• What to produce
Can the data below be set down again exactly, line for line?

• Data excerpt

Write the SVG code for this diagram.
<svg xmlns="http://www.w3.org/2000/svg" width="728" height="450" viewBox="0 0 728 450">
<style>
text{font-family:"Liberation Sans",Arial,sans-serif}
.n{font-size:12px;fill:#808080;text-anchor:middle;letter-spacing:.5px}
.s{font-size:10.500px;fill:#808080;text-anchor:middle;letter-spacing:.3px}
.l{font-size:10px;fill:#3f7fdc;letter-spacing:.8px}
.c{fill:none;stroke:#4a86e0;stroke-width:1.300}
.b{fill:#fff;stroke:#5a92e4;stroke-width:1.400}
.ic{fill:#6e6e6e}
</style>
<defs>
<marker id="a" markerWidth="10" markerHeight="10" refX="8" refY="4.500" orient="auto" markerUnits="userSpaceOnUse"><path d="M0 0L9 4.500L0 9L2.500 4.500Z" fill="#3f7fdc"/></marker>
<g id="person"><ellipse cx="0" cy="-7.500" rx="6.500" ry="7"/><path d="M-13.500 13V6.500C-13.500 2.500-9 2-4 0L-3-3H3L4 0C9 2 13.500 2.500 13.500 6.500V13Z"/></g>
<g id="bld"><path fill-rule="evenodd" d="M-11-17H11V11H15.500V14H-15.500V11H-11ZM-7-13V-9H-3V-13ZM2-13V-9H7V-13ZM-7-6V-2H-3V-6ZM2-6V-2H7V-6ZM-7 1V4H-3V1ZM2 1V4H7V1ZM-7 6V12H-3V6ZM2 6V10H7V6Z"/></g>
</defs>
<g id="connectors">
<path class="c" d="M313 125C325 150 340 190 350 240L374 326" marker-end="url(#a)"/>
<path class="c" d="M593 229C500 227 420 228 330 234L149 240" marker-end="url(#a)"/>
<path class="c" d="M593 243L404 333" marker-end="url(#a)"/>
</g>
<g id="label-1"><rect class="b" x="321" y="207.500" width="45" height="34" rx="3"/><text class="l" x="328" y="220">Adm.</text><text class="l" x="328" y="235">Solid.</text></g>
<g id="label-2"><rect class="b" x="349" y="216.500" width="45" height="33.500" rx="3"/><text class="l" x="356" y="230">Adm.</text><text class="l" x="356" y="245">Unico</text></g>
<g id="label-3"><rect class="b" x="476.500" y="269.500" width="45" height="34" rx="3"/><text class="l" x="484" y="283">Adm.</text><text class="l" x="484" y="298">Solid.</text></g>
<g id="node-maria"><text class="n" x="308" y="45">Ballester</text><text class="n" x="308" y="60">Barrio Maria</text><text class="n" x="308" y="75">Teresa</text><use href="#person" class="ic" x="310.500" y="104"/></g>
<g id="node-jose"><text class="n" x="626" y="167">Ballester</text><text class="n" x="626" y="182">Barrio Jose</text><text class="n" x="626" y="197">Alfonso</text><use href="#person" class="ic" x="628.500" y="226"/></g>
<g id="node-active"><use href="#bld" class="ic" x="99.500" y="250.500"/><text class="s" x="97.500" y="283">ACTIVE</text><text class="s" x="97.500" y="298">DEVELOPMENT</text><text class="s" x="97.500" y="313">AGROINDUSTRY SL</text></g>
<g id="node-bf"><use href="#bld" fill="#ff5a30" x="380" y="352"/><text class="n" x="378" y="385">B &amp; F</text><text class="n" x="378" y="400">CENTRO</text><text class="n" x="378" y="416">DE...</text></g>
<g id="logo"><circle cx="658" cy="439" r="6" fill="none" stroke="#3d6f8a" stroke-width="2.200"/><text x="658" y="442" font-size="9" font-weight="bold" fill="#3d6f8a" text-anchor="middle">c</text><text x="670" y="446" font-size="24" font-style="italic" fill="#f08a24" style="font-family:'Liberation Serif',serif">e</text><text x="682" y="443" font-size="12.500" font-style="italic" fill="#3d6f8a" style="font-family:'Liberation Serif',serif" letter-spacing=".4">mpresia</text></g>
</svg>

• Result of this task
Write the SVG code for this diagram.
<svg xmlns="http://www.w3.org/2000/svg" width="728" height="450" viewBox="0 0 728 450">
<style>
text{font-family:"Liberation Sans",Arial,sans-serif}
.n{font-size:12px;fill:#808080;text-anchor:middle;letter-spacing:.5px}
.s{font-size:10.500px;fill:#808080;text-anchor:middle;letter-spacing:.3px}
.l{font-size:10px;fill:#3f7fdc;letter-spacing:.8px}
.c{fill:none;stroke:#4a86e0;stroke-width:1.300}
.b{fill:#fff;stroke:#5a92e4;stroke-width:1.400}
.ic{fill:#6e6e6e}
</style>
<defs>
<marker id="a" markerWidth="10" markerHeight="10" refX="8" refY="4.500" orient="auto" markerUnits="userSpaceOnUse"><path d="M0 0L9 4.500L0 9L2.500 4.500Z" fill="#3f7fdc"/></marker>
<g id="person"><ellipse cx="0" cy="-7.500" rx="6.500" ry="7"/><path d="M-13.500 13V6.500C-13.500 2.500-9 2-4 0L-3-3H3L4 0C9 2 13.500 2.500 13.500 6.500V13Z"/></g>
<g id="bld"><path fill-rule="evenodd" d="M-11-17H11V11H15.500V14H-15.500V11H-11ZM-7-13V-9H-3V-13ZM2-13V-9H7V-13ZM-7-6V-2H-3V-6ZM2-6V-2H7V-6ZM-7 1V4H-3V1ZM2 1V4H7V1ZM-7 6V12H-3V6ZM2 6V10H7V6Z"/></g>
</defs>
<g id="connectors">
<path class="c" d="M313 125C325 150 340 190 350 240L374 326" marker-end="url(#a)"/>
<path class="c" d="M593 229C500 227 420 228 330 234L149 240" marker-end="url(#a)"/>
<path class="c" d="M593 243L404 333" marker-end="url(#a)"/>
</g>
<g id="label-1"><rect class="b" x="321" y="207.500" width="45" height="34" rx="3"/><text class="l" x="328" y="220">Adm.</text><text class="l" x="328" y="235">Solid.</text></g>
<g id="label-2"><rect class="b" x="349" y="216.500" width="45" height="33.500" rx="3"/><text class="l" x="356" y="230">Adm.</text><text class="l" x="356" y="245">Unico</text></g>
<g id="label-3"><rect class="b" x="476.500" y="269.500" width="45" height="34" rx="3"/><text class="l" x="484" y="283">Adm.</text><text class="l" x="484" y="298">Solid.</text></g>
<g id="node-maria"><text class="n" x="308" y="45">Ballester</text><text class="n" x="308" y="60">Barrio Maria</text><text class="n" x="308" y="75">Teresa</text><use href="#person" class="ic" x="310.500" y="104"/></g>
<g id="node-jose"><text class="n" x="626" y="167">Ballester</text><text class="n" x="626" y="182">Barrio Jose</text><text class="n" x="626" y="197">Alfonso</text><use href="#person" class="ic" x="628.500" y="226"/></g>
<g id="node-active"><use href="#bld" class="ic" x="99.500" y="250.500"/><text class="s" x="97.500" y="283">ACTIVE</text><text class="s" x="97.500" y="298">DEVELOPMENT</text><text class="s" x="97.500" y="313">AGROINDUSTRY SL</text></g>
<g id="node-bf"><use href="#bld" fill="#ff5a30" x="380" y="352"/><text class="n" x="378" y="385">B &amp; F</text><text class="n" x="378" y="400">CENTRO</text><text class="n" x="378" y="416">DE...</text></g>
<g id="logo"><circle cx="658" cy="439" r="6" fill="none" stroke="#3d6f8a" stroke-width="2.200"/><text x="658" y="442" font-size="9" font-weight="bold" fill="#3d6f8a" text-anchor="middle">c</text><text x="670" y="446" font-size="24" font-style="italic" fill="#f08a24" style="font-family:'Liberation Serif',serif">e</text><text x="682" y="443" font-size="12.500" font-style="italic" fill="#3d6f8a" style="font-family:'Liberation Serif',serif" letter-spacing=".4">mpresia</text></g>
</svg>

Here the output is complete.